Focus

Le sport féminin au regard des artistes au tournant du XXe siècle
Les politiques du corps
06.08.2024 | Marine Nédélec

Gerda Wegener, Girl and Pug in an Automobile (sketch for front page illustration in Vore Damer, 1927), vers 1927, huile sur toile

N’y allons pas par quatre chemins : le sport moderne a été créé par les hommes et pour les hommes. C’est en 1871, après la défaite face à la Prusse, que débute en France la démocratisation de la pratique sportive. Selon Thierry Terret, la « communauté mâle », alors mise à mal, entend regagner sa virilité. Et, dans cette histoire masculine, les femmes ne sont évidemment pas les bienvenues.

Pourtant, il y a des femmes de sport au tournant du xxe siècle, et même des professionnelles telle la cycliste Amélie Le Gall, connue sous le nom de mademoiselle Lisette. Les femmes sont toutefois exclues de sports virils comme la boxe, contraintes à des pratiques amatrices et d’exhibition, voire reléguées au monde du spectacle. Dans les foires et au cirque, se trouvent ainsi des lutteuses et des femmes de force. Malgré leurs corps exceptionnels, ces dernières n’échappent pas aux assignations de genre : les caractéristiques d’un prétendu éternel féminin servent aux critiques à qualifier leurs pratiques sportives, les rattachant inlassablement à l’esthétique.

Dans la logique eugénique qui domine au tournant du siècle, les femmes ont avant tout pour fonction d’être mères. Le sport constitue en ce sens un danger : il aurait le pouvoir de les transformer en hommes. Les caricatures expriment cette peur de la virilisation des femmes et de l’inversion des genres. De nombreuses œuvres font aussi état d’une histoire fantasmée des pratiques sportives féminines, oscillant entre fiction, sexisme et érotisme.

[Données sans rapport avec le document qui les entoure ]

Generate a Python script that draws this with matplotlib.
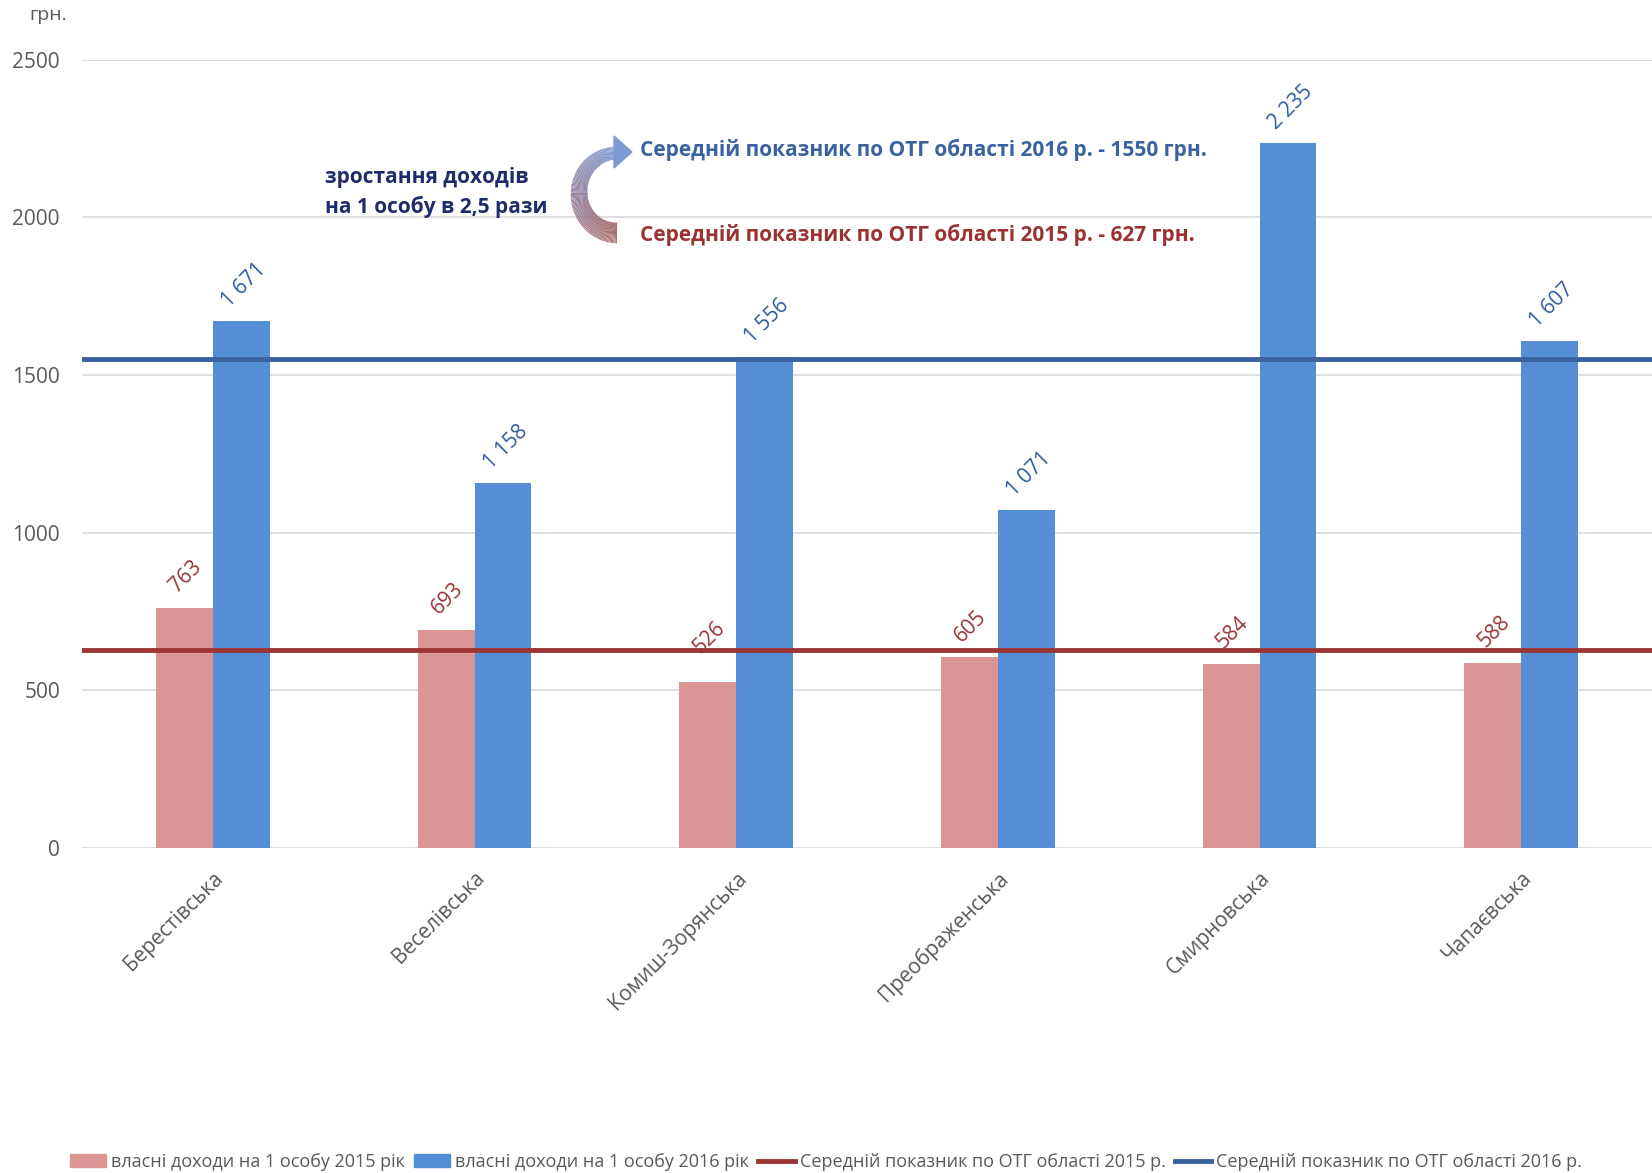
import numpy as np
import matplotlib
matplotlib.use("Agg")
import matplotlib.pyplot as plt
from matplotlib.collections import LineCollection
from matplotlib.patches import Polygon
from matplotlib.lines import Line2D
from matplotlib.patches import Patch

plt.rcParams['font.family'] = ['Open Sans', 'DejaVu Sans']

# data
communities = ['Берестівська', 'Веселівська', 'Комиш-Зорянська',
               'Преображенська', 'Смирновська', 'Чапаєвська']
income_2015 = [763, 693, 526, 605, 584, 588]
income_2016 = [1671, 1158, 1556, 1071, 2235, 1607]
avg_2015 = 627
avg_2016 = 1550
yticks = [0, 500, 1000, 1500, 2000, 2500]

c15 = '#D99694'
c16 = '#558ED5'
c15_txt = '#953735'
c16_txt = '#2F5C9A'
line15 = '#9E3535'
line16 = '#3A62A0'
grey = '#595959'

fig = plt.figure(figsize=(16.52, 11.73), dpi=100)
ax = fig.add_axes([0.0497, 0.277, 0.9503, 0.672])

x = np.arange(len(communities))
w = 0.217
ax.bar(x - w / 2, income_2015, w, color=c15, zorder=2)
ax.bar(x + w / 2, income_2016, w, color=c16, zorder=2)

ax.axhline(avg_2015, color=line15, lw=3.5, zorder=3)
ax.axhline(avg_2016, color=line16, lw=3.5, zorder=3)

for xi, v in zip(x, income_2015):
    # the label sitting on the red line is nudged up, as in the source chart
    dy = 18 if abs(v - avg_2015) < 120 and v < avg_2015 - 60 else 8
    ax.annotate(f'{v}', (xi - w / 2, v), xytext=(1, dy), textcoords='offset points',
                ha='center', va='bottom', rotation=45, fontsize=15, color=c15_txt)
for xi, v in zip(x, income_2016):
    lab = f'{v:,}'.replace(',', ' ')
    ax.annotate(lab, (xi + w / 2, v), xytext=(2, 7), textcoords='offset points',
                ha='center', va='bottom', rotation=45, fontsize=15, color=c16_txt)

ax.set_xlim(-0.5, len(communities) - 0.5)
ax.set_ylim(0, 2500)
ax.set_yticks(yticks)
ax.set_yticklabels([str(t) for t in yticks], fontsize=15, color=grey)
ax.set_xticks(x)
ax.set_xticklabels(communities, rotation=45, ha='right', rotation_mode='anchor',
                   fontsize=15, color=grey)
ax.tick_params(length=0, axis='x', pad=14)
ax.tick_params(length=0, axis='y', pad=16)
ax.grid(axis='y', color='#D9D9D9', lw=1.2, zorder=0)
for s in ax.spines.values():
    s.set_visible(False)

fig.text(0.018, 0.987, 'грн.', fontsize=14, color=grey, va='center')

# overlay in pixel coordinates for the notes and arrow
ov = fig.add_axes([0, 0, 1, 1])
ov.set_xlim(0, 1652)
ov.set_ylim(1173, 0)
ov.axis('off')
ov.patch.set_alpha(0)

ov.text(325, 177, 'зростання доходів', fontsize=15, fontweight='bold', color='#1F2C6B', va='center')
ov.text(325, 207, 'на 1 особу в 2,5 рази', fontsize=15, fontweight='bold', color='#1F2C6B', va='center')
ov.text(640, 150, 'Середній показник по ОТГ області 2016 р. - 1550 грн.', fontsize=15,
        fontweight='bold', color=line16, va='center')
ov.text(640, 235, 'Середній показник по ОТГ області 2015 р. - 627 грн.', fontsize=15,
        fontweight='bold', color='#9B3232', va='center')

t = np.linspace(-np.pi / 2, np.pi / 2, 120)
cx, cy, rx, ry = 617, 193, 38, 40
px = cx - rx * np.cos(t)
py = cy - ry * np.sin(t)
pts = np.column_stack([px, py]).reshape(-1, 1, 2)
segs = np.concatenate([pts[:-1], pts[1:]], axis=1)
c_a = np.array(matplotlib.colors.to_rgb('#A86A6A'))
c_b = np.array(matplotlib.colors.to_rgb('#7E9AD2'))
f = np.linspace(0, 1, len(segs))[:, None]
cols = c_a * (1 - f) + c_b * f
widths = np.linspace(15, 9, len(segs))
ov.add_collection(LineCollection(segs, colors=cols, linewidths=widths, capstyle='butt'))
ov.add_patch(Polygon([[614, 136], [632, 152], [614, 168]], closed=True, color='#7E9AD2'))

handles = [Patch(color=c15), Patch(color=c16),
           Line2D([], [], color=line15, lw=3.5), Line2D([], [], color=line16, lw=3.5)]
labels = ['власні доходи на 1 особу 2015 рік', 'власні доходи на 1 особу 2016 рік',
          'Середній показник по ОТГ області 2015 р.', 'Середній показник по ОТГ області 2016 р.']
fig.legend(handles, labels, loc='center', bbox_to_anchor=(0.5, 0.0095), ncol=4,
           frameon=False, fontsize=13, handlelength=2.0, handletextpad=0.3,
           columnspacing=0.5, labelcolor=grey)

fig.savefig('out.png', dpi=100)
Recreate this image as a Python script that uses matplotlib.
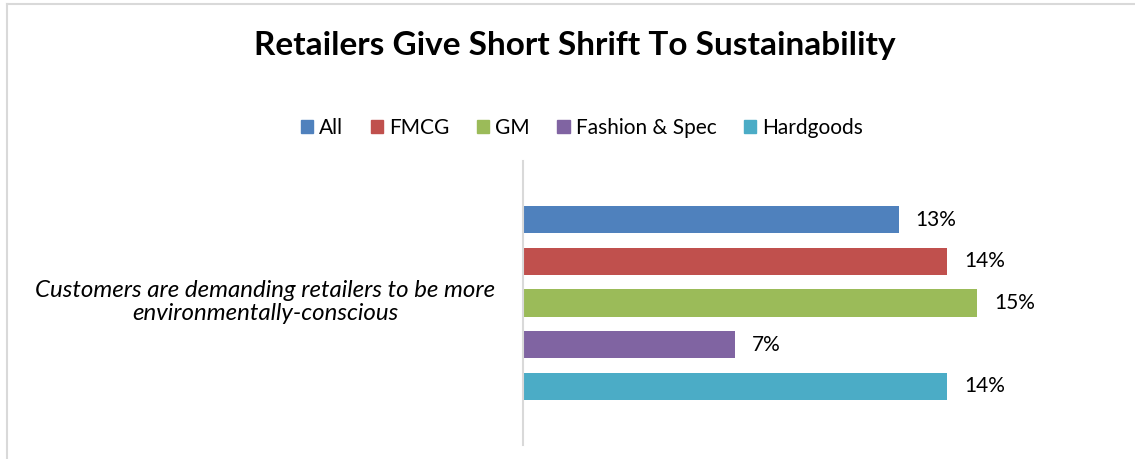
import matplotlib.pyplot as plt
from matplotlib.patches import Rectangle
from matplotlib.lines import Line2D

plt.rcParams['font.family'] = ['Lato', 'DejaVu Sans']

# data
segments = ['All', 'FMCG', 'GM', 'Fashion & Spec', 'Hardgoods']
shares = [0.124, 0.14, 0.15, 0.07, 0.14]
share_labels = ['13%', '14%', '15%', '7%', '14%']
colors = ['#4f81bd', '#c0504d', '#9bbb59', '#8064a2', '#4bacc6']
question = 'Customers are demanding retailers to be more\nenvironmentally-conscious'

fig = plt.figure(figsize=(11.35, 4.59), dpi=100)
ax = fig.add_axes([0.4608, 0.0305, 0.52, 0.6187])

ypos = list(range(len(segments)))
ax.barh(ypos, shares, height=0.65, color=colors)
for y, v, lab in zip(ypos, shares, share_labels):
    ax.text(v + 0.0055, y, lab, va='center', ha='left', fontsize=15, color='#000000')

ax.set_xlim(0, 0.1948)
ax.set_ylim(5.41, -1.41)
ax.set_xticks([])
ax.set_yticks([])
for s in ['top', 'right', 'bottom']:
    ax.spines[s].set_visible(False)
ax.spines['left'].set_color('#d9d9d9')
ax.spines['left'].set_linewidth(1.5)

# category label
fig.text(265 / 1135, 1 - 302 / 459, question, ha='center', va='center',
         fontsize=17.3, style='italic', linespacing=1.13)

fig.suptitle('Retailers Give Short Shrift To Sustainability', x=575 / 1135,
             y=1 - 45 / 459, va='center', fontsize=24, fontweight='bold')

handles = [Rectangle((0, 0), 1, 1, color=c) for c in colors]
fig.legend(handles, segments, loc='center', bbox_to_anchor=(582 / 1135, 1 - 128 / 459),
           ncol=5, frameon=False, fontsize=15, handlelength=0.6, handleheight=0.6,
           handletextpad=0.3, columnspacing=1.3)

# chart frame (top and left edges visible in the crop)
fig.add_artist(Line2D([7 / 1135, 7 / 1135], [0, 1 - 4 / 459], color='#d9d9d9', lw=1.5))
fig.add_artist(Line2D([7 / 1135, 1], [1 - 4 / 459, 1 - 4 / 459], color='#d9d9d9', lw=1.5))

fig.savefig('out.png', dpi=100)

Au début du xxe siècle, Natalia Gontcharova (1881-1962), Renée Sintenis (1888-1965) et Adrienne Jouclard (1882-1972) s’emparent du motif du sport pour mener des recherches plastiques autour de la lumière, du mouvement et de la synthèse. Si leurs œuvres les plus connues dépeignent surtout des hommes, d’autres artistes représentent des femmes. Alors qu’en 1927, des sportives telle Violette Morris participent à des compétitions automobiles ; Gerda Wegener (1886-1940) dessine une élégante coiffée à la garçonne au volant de sa voiture;

Au cours de ces mêmes années 1920, Claude Cahun (1895-1954) se met en scène s’entraînant à la musculation, dans une parodie burlesque. Lotte Laserstein (1898-1993), ayant quant à elle fait la connaissance de Traute Rose, en fait son principal modèle. Elle peint son corps athlétique, non sans ambiguïté érotique. Dans cette même veine, la photographe Frieda Riess (1890-1955) dévoile le corps musclé du boxeur Erich Brandl. Vus par ces femmes, ces corps sportifs féminin et masculin sortent de façon inédite de ce que Laura Mulvey a nommé, en 1975, le « male gaze ».

Se dessine ici le rôle majeur des sports et des arts en tant qu’outils et laboratoires façonnant nos imaginaires. En cela, les récentes études rendant leur visibilité aux femmes dans l’histoire de l’art et du sport sont essentielles. Elles permettent notamment de revoir les critères établis et, comme l’appelle Florys Castan-Vicente, de faire évoluer la définition du sport (et de l’art) pour écrire une histoire plus inclusive.